Police departments may have breached the law by sending subject access requests (SARs) to GP practices to establish whether patients are ‘medically safe’ to hold a firearms licence.
This is the finding of the Information Commissioner’s Office (ICO), after it looked into a number of instances brought to it by the BMA’s GP Committee.
The ICO found that not only are SARs ‘unnecessary’ when used by the police, but they could ‘potentially constitute a breach of the Data Protection Act’.
The GPC, which is now in talks with the Home Office about the situation, said the requests create ‘potential risk for the public and problems for GPs’.
Following the new General Data Protection Regulation (GDPR), brought in earlier this year, copies of patient records can be requested from practices free of charge, using a SAR. The issue was reported by several LMCs, including North Staffordshire, Gloucestershire and Gateshead and South Tyneside.
In an update to practices, North Staffordshire LMC said: ‘In some parts of the country constabularies have taken to requesting a copy of patient records at the expense of the practice, instead of a medical report – for which practices can charge – to establish whether it is medically safe for patients to hold a firearms licence. They do this under the subject access request regulation of the Data Protection Act.
‘The GPC has sought advice from the ICO to establish whether this is appropriate, and the ICO has ruled that it is not.’
An ICO spokesperson told the GPC that the ‘police have adequate powers and authority to deal with this’ as they did previously – by approaching the GP directly for the information they require.
They explained that this ‘would permit the GP to provide only information which, in their professional judgement, was pertinent to the application’.
The spokesperson said: ‘It is the ICO’s view that the previous means of obtaining medical information, is still permissible under the Data Protection Act and that therefore the “enforced subject access” approach is not only unnecessary, but could potentially constitute a breach of the Data Protection Act.’
While the GPC is unsure how widespread the requests are, it is working to ‘address’ the issue.
GPC deputy chair Dr Mark Sanford-Wood said: ‘It is of concern to us that different constabularies adopt widely varied approaches to the same issue, and this is creating potential risk for the public and problems for GPs.
‘We continue to engage with the Home Office to try and address this.’
Earlier this year, the GPC asked GPs to write to their MP highlighting the influx of subject access requests recieved by practices from solicitors and insurance companies., following the introduction of GDPR.

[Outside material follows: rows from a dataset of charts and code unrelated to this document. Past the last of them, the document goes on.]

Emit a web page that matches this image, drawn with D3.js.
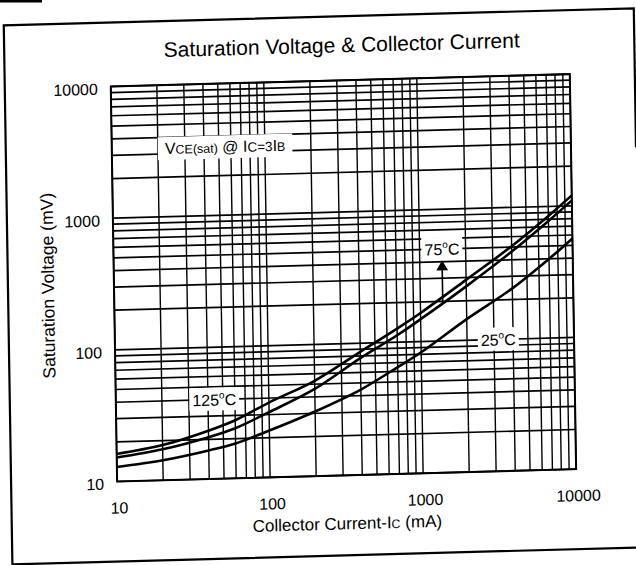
<!DOCTYPE html>
<html>
<head>
<meta charset="utf-8">
<script src="https://cdn.jsdelivr.net/npm/d3@7"></script>
<style>
  body { margin: 0; background: #fff; }
  svg { display: block; font-family: Arial, "Liberation Sans", sans-serif; }
</style>
</head>
<body>
<div id="viz"></div>
<script>
// collector current (mA) and saturation voltage (mV)
var currents = [10, 20, 40, 60, 100, 200, 400, 700, 1000, 2000, 4000, 7000, 10000];
var v125 = [16.2, 18.5, 23.3, 27.6, 37, 53, 86, 127, 165, 288, 508, 847, 1200];
var v75 = [15.2, 17.2, 20.8, 24, 31.3, 46, 77, 113, 148, 257, 462, 776, 1100];
var v25 = [12.9, 14.2, 16.5, 18.4, 22.7, 31, 44.5, 64.7, 83, 145, 243, 400, 565];

var xTickLabels = ["10", "100", "1000", "10000"];
var yTickLabels = ["10", "100", "1000", "10000"];

var tempLabels = [
  { text: "125", x: 44, y: 40 },
  { text: "75", x: 1400, y: 500, arrow: true },
  { text: "25", x: 3200, y: 100 }
];

var width = 636, height = 565;
// note: "top" is taken by window.top, so keep plot edges in one place
var plot = { left: 114, right: 573, top: 81, bottom: 476 };

var x = d3.scaleLog().domain([10, 10000]).range([plot.left, plot.right]);
var y = d3.scaleLog().domain([10, 10000]).range([plot.bottom, plot.top]);

var svg = d3.select("#viz").append("svg")
  .attr("width", width)
  .attr("height", height);

// scrap of the neighbouring box at the top-left of the scan
svg.append("rect")
  .attr("x", 0).attr("y", 0).attr("width", 42).attr("height", 2.5)
  .attr("fill", "#000");

// the scanned page sits a little crooked
var g = svg.append("g")
  .attr("transform", "matrix(1,-0.027,0.016,1,-4.5,8.6)");

// page frame (right side only shows near the top)
g.append("path")
  .attr("d", "M638,156 L638,17 L8,17 L8,556 L645,556")
  .attr("fill", "none")
  .attr("stroke", "#000")
  .attr("stroke-width", 2.2);

g.append("text")
  .attr("x", (plot.left + plot.right) / 2 + 2)
  .attr("y", 53)
  .attr("text-anchor", "middle")
  .attr("font-size", 21)
  .text("Saturation Voltage & Collector Current");

// log grid
var grid = g.append("g").attr("stroke", "#000");
grid.selectAll(".vx").data(x.ticks())
  .enter().append("line")
  .attr("x1", function(d) { return x(d); })
  .attr("x2", function(d) { return x(d); })
  .attr("y1", plot.top).attr("y2", plot.bottom)
  .attr("stroke-width", 1.4);
grid.selectAll(".hy").data(y.ticks())
  .enter().append("line")
  .attr("y1", function(d) { return y(d); })
  .attr("y2", function(d) { return y(d); })
  .attr("x1", plot.left).attr("x2", plot.right)
  .attr("stroke-width", 1.7);

g.append("rect")
  .attr("x", plot.left).attr("y", plot.top)
  .attr("width", plot.right - plot.left).attr("height", plot.bottom - plot.top)
  .attr("fill", "none").attr("stroke", "#000").attr("stroke-width", 2);

// tick labels
g.selectAll(".xl").data(xTickLabels)
  .enter().append("text")
  .attr("x", function(d) { return x(+d) + 2; })
  .attr("y", plot.bottom + 32)
  .attr("text-anchor", "middle")
  .attr("font-size", 16)
  .text(function(d) { return d; });

g.selectAll(".yl").data(yTickLabels)
  .enter().append("text")
  .attr("x", plot.left - 13)
  .attr("y", function(d) { return y(+d) + 8; })
  .attr("text-anchor", "end")
  .attr("font-size", 16)
  .text(function(d) { return d; });

var xt = g.append("text")
  .attr("x", (plot.left + plot.right) / 2)
  .attr("y", plot.bottom + 54)
  .attr("text-anchor", "middle")
  .attr("font-size", 17);
xt.append("tspan").text("Collector Current-I");
xt.append("tspan").attr("font-size", 12.5).text("C");
xt.append("tspan").text(" (mA)");

g.append("text")
  .attr("transform", "translate(54," + ((plot.top + plot.bottom) / 2) + ") rotate(-90)")
  .attr("text-anchor", "middle")
  .attr("font-size", 17.5)
  .text("Saturation Voltage (mV)");

// curves
var line = d3.line()
  .x(function(d) { return x(d[0]); })
  .y(function(d) { return y(d[1]); })
  .curve(d3.curveCatmullRom.alpha(0.5));

[v125, v75, v25].forEach(function(vals) {
  g.append("path")
    .datum(d3.zip(currents, vals))
    .attr("d", line)
    .attr("fill", "none")
    .attr("stroke", "#000")
    .attr("stroke-width", 2.6);
});

// white box behind a label, knocking out the grid
function boxed(text, pad) {
  var bb = text.node().getBBox();
  g.insert("rect", function() { return text.node(); })
    .attr("x", bb.x - pad[0]).attr("y", bb.y - pad[1])
    .attr("width", bb.width + 2 * pad[0]).attr("height", bb.height + 2 * pad[1])
    .attr("fill", "#fff");
}

var cond = g.append("text")
  .attr("x", x(22.2))
  .attr("y", y(3000))
  .attr("font-size", 16);
cond.append("tspan").text("V");
cond.append("tspan").attr("font-size", 12.5).text("CE(sat)");
cond.append("tspan").text(" @ I");
cond.append("tspan").attr("font-size", 13.5).text("C=3");
cond.append("tspan").text("I");
cond.append("tspan").attr("font-size", 12.5).text("B");
boxed(cond, [7, 3]);

// interpolate on log-log axes to find where the arrow meets the 75 curve
function logInterp(xs, ys, v) {
  for (var i = 0; i < xs.length - 1; i++) {
    if (v >= xs[i] && v <= xs[i + 1]) {
      var f = Math.log(v / xs[i]) / Math.log(xs[i + 1] / xs[i]);
      return Math.exp(Math.log(ys[i]) + f * Math.log(ys[i + 1] / ys[i]));
    }
  }
  return ys[ys.length - 1];
}

tempLabels.forEach(function(d) {
  var t = g.append("text")
    .attr("x", x(d.x))
    .attr("y", y(d.y) + 6)
    .attr("text-anchor", "middle")
    .attr("font-size", 16);
  t.append("tspan").text(d.text);
  t.append("tspan").attr("font-size", 10).attr("dy", -7).text("o");
  t.append("tspan").attr("dy", 7).text("C");
  boxed(t, [3, 2]);

  if (d.arrow) {
    var ty = y(d.y) + 18;
    g.append("line")
      .attr("x1", x(d.x)).attr("x2", x(d.x))
      .attr("y1", ty).attr("y2", y(logInterp(currents, v75, d.x)))
      .attr("stroke", "#000").attr("stroke-width", 1.6);
    g.append("path")
      .attr("d", d3.symbol(d3.symbolTriangle, 60))
      .attr("transform", "translate(" + x(d.x) + "," + ty + ")")
      .attr("fill", "#000");
  }
});
</script>
</body>
</html>
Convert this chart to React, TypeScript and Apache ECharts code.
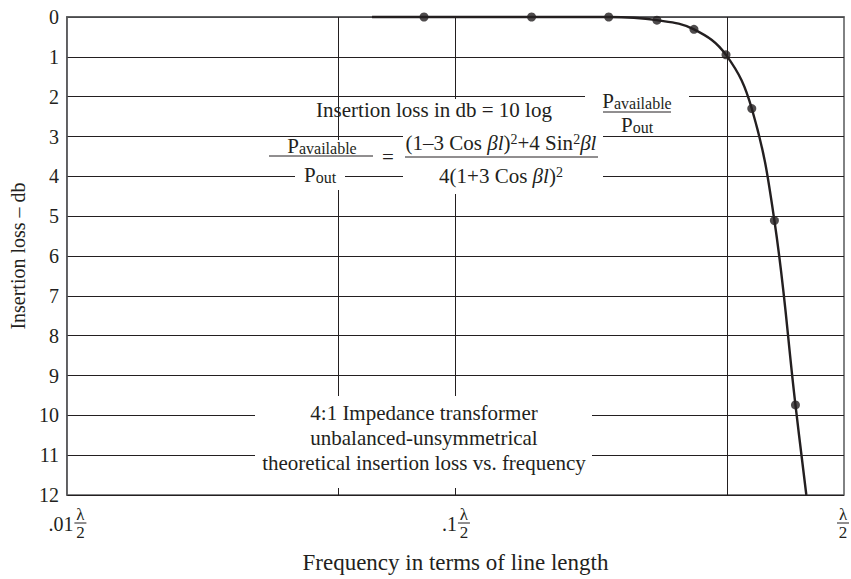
import React, { useEffect, useRef } from 'react';
import * as echarts from 'echarts';

const FONT = '"Liberation Serif", "Times New Roman", Times, serif';
const INK = '#231f20';
const FRAME = '#58595b';

// Axis definitions
const yMin = 0;
const yMax = 12;
const yStep = 1;
const xMin = 0.01;
const xMax = 1;
const xTickValues = [0.01, 0.1, 1];
const xTickPrefixes = ['.01', '.1', ''];
const xGridValues = [0.05, 0.1, 0.5];

// Curve (frequency in λ/2 units, insertion loss in db)
const curveFreq = [0.061, 0.083, 0.157, 0.248, 0.33, 0.411, 0.497, 0.579, 0.662, 0.75, 0.8];
const curveLoss = [0, 0, 0, 0, 0.08, 0.31, 0.95, 2.3, 5.11, 9.74, 12];

// Plotted (marked) points
const markerFreq = [0.083, 0.157, 0.248, 0.33, 0.411, 0.497, 0.579, 0.662, 0.75];
const markerLoss = [0, 0, 0, 0.08, 0.31, 0.95, 2.3, 5.11, 9.74];

const xAxisTitle = 'Frequency in terms of line length';
const yAxisTitle = 'Insertion loss – db';
const noteLines = [
  '4:1 Impedance transformer',
  'unbalanced-unsymmetrical',
  'theoretical insertion loss vs. frequency',
];

// Times-like advance widths (em) for the tick prefixes
function prefixWidth(text: string, size: number): number {
  let w = 0;
  for (const ch of text) w += ch === '.' ? 0.25 : 0.5;
  return w * size;
}

const baseRich = {
  n: { fontFamily: FONT, fontSize: 21, fill: INK },
  sub: { fontFamily: FONT, fontSize: 16, fill: INK, verticalAlign: 'bottom' },
  sup: { fontFamily: FONT, fontSize: 14, fill: INK, verticalAlign: 'top' },
  it: { fontFamily: FONT, fontSize: 21, fill: INK, fontStyle: 'italic' },
};

function txt(x: number, y: number, text: string, size = 21, extra: any = {}) {
  return {
    type: 'text',
    x,
    y,
    z: 102,
    style: {
      text,
      fontFamily: FONT,
      fontSize: size,
      fill: INK,
      align: 'center',
      verticalAlign: 'middle',
      rich: baseRich,
      ...extra,
    },
  };
}

function whiteRect(x: number, y: number, w: number, h: number) {
  return {
    type: 'rect',
    z: 100,
    shape: { x, y, width: w, height: h },
    style: { fill: '#ffffff' },
  };
}

function bar(x1: number, x2: number, y: number) {
  return {
    type: 'line',
    z: 103,
    shape: { x1, y1: y, x2, y2: y },
    style: { stroke: INK, lineWidth: 1 },
  };
}

export default function App() {
  const ref = useRef<HTMLDivElement>(null);

  useEffect(() => {
    if (!ref.current) return;
    const chart = echarts.init(ref.current, null, { renderer: 'svg' });

    const option: any = {
      animation: false,
      backgroundColor: '#ffffff',
      grid: {
        left: 60,
        right: 7,
        top: 17,
        bottom: 81,
        show: true,
        borderColor: FRAME,
        borderWidth: 1.5,
      },
      xAxis: {
        type: 'log',
        logBase: 10,
        min: xMin,
        max: xMax,
        axisLabel: { show: false },
        axisTick: { show: false },
        splitLine: { show: false },
        minorTick: { show: false },
        axisLine: { show: true, lineStyle: { color: FRAME, width: 1.5 } },
        name: xAxisTitle,
        nameLocation: 'middle',
        nameGap: 56,
        nameTextStyle: { fontFamily: FONT, fontSize: 23, color: INK },
      },
      yAxis: {
        type: 'value',
        inverse: true,
        min: yMin,
        max: yMax,
        interval: yStep,
        axisLabel: { fontFamily: FONT, fontSize: 20, color: INK, margin: 8 },
        axisTick: { show: false },
        axisLine: { show: true, lineStyle: { color: FRAME, width: 1.5 } },
        splitLine: { show: true, lineStyle: { color: INK, width: 1 } },
        name: yAxisTitle,
        nameLocation: 'middle',
        nameGap: 33,
        nameTextStyle: { fontFamily: FONT, fontSize: 20, color: INK },
      },
      series: [
        {
          type: 'line',
          data: curveFreq.map((f, i) => [f, curveLoss[i]]),
          smooth: 0.4,
          showSymbol: false,
          clip: false,
          z: 3,
          lineStyle: { color: INK, width: 2.4 },
          markLine: {
            silent: true,
            symbol: 'none',
            label: { show: false },
            lineStyle: { color: INK, width: 1, type: 'solid' },
            data: xGridValues.map((v) => ({ xAxis: v })),
          },
        },
        {
          type: 'scatter',
          data: markerFreq.map((f, i) => [f, markerLoss[i]]),
          symbolSize: 9,
          clip: false,
          z: 4,
          itemStyle: { color: INK },
        },
      ],
    };
    chart.setOption(option);

    const graphics: any[] = [];

    // X tick labels: prefix plus λ/2 fraction
    const bottomY = chart.convertToPixel({ yAxisIndex: 0 }, yMax) as number;
    const lamW = 10;
    xTickValues.forEach((v, i) => {
      const px = chart.convertToPixel({ xAxisIndex: 0 }, v) as number;
      const prefix = xTickPrefixes[i];
      const pw = prefix ? prefixWidth(prefix, 20) : 0;
      const gap = prefix ? 2 : 0;
      const total = pw + gap + lamW;
      const fracC = prefix ? px + total / 2 - lamW / 2 : px - 1;
      if (prefix) {
        graphics.push(
          txt(fracC - lamW / 2 - gap, bottomY + 29, prefix, 20, { align: 'right' })
        );
      }
      graphics.push(txt(fracC, bottomY + 19, 'λ', 17));
      graphics.push(bar(fracC - lamW / 2 - 1, fracC + lamW / 2 + 1, bottomY + 28));
      graphics.push(txt(fracC, bottomY + 37, '2', 17));
    });

    // Formula block
    graphics.push(whiteRect(585, 90, 104, 45));
    graphics.push(whiteRect(403, 99, 200, 95));
    graphics.push(whiteRect(295, 140, 50, 50));
    graphics.push(txt(434, 110, 'Insertion loss in db = 10 log'));
    graphics.push(txt(637, 101, '{n|P}{sub|available}'));
    graphics.push(bar(603, 671, 112));
    graphics.push(txt(637, 125, '{n|P}{sub|out}'));

    graphics.push(txt(322, 146, '{n|P}{sub|available}'));
    graphics.push(bar(269, 373, 156));
    graphics.push(txt(320, 175, '{n|P}{sub|out}'));
    graphics.push(txt(388, 157, '='));
    graphics.push(
      txt(501, 143, '{n|(1–3 Cos }{it|βl}{n|)}{sup|2}{n|+4 Sin}{sup|2}{it|βl}')
    );
    graphics.push(bar(405, 598, 157));
    graphics.push(txt(501, 176, '{n|4(1+3 Cos }{it|βl}{n|)}{sup|2}'));

    // Note block
    graphics.push(whiteRect(255, 396, 337, 92));
    noteLines.forEach((line, i) => {
      graphics.push(txt(424, 413 + i * 25, line));
    });

    chart.setOption({ graphic: graphics });

    return () => {
      chart.dispose();
    };
  }, []);

  return (
    <div
      ref={ref}
      style={{ position: 'fixed', left: 0, top: 0, width: 851, height: 579, background: '#fff' }}
    />
  );
}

GPs have been involved in the firearms application process since 2016, when they were asked to place a ‘firearm reminder’ code in their records to act as an alert if the health of gun owners deteriorates.
The ICO’s advice in full
The ICO is aware that the access to medical records for the purposes of firearms licensing has raised concerns, given the more stringent provisions of the new data protection regime, but it is our view that the police have adequate powers and authority to deal with this as they have done hitherto, namely by approaching the GP direct for information they require.
This would permit the GP to provide only information which, in their professional judgement, was pertinent to the application. Applicants would be asked to consent to the approach by the police to the GP.
This would not constitute consent in data protection terms – we are satisfied that the police would not be obtaining and processing the data on the basis of consent – but would be closer perhaps to the sort of consent which the medical profession uses when treating a patient.
It would represent a means of ensuring that the applicant was aware of, understood and accepted the need for obtaining medical data to support the decision whether or not to award a licence.
To summarise, therefore, it is the ICO’s view that the previous means of obtaining medical information is still permissible under the Data Protection Act and that therefore the ‘enforced subject access’ approach is not only unnecessary, but could potentially constitute a breach of the Data Protection Act.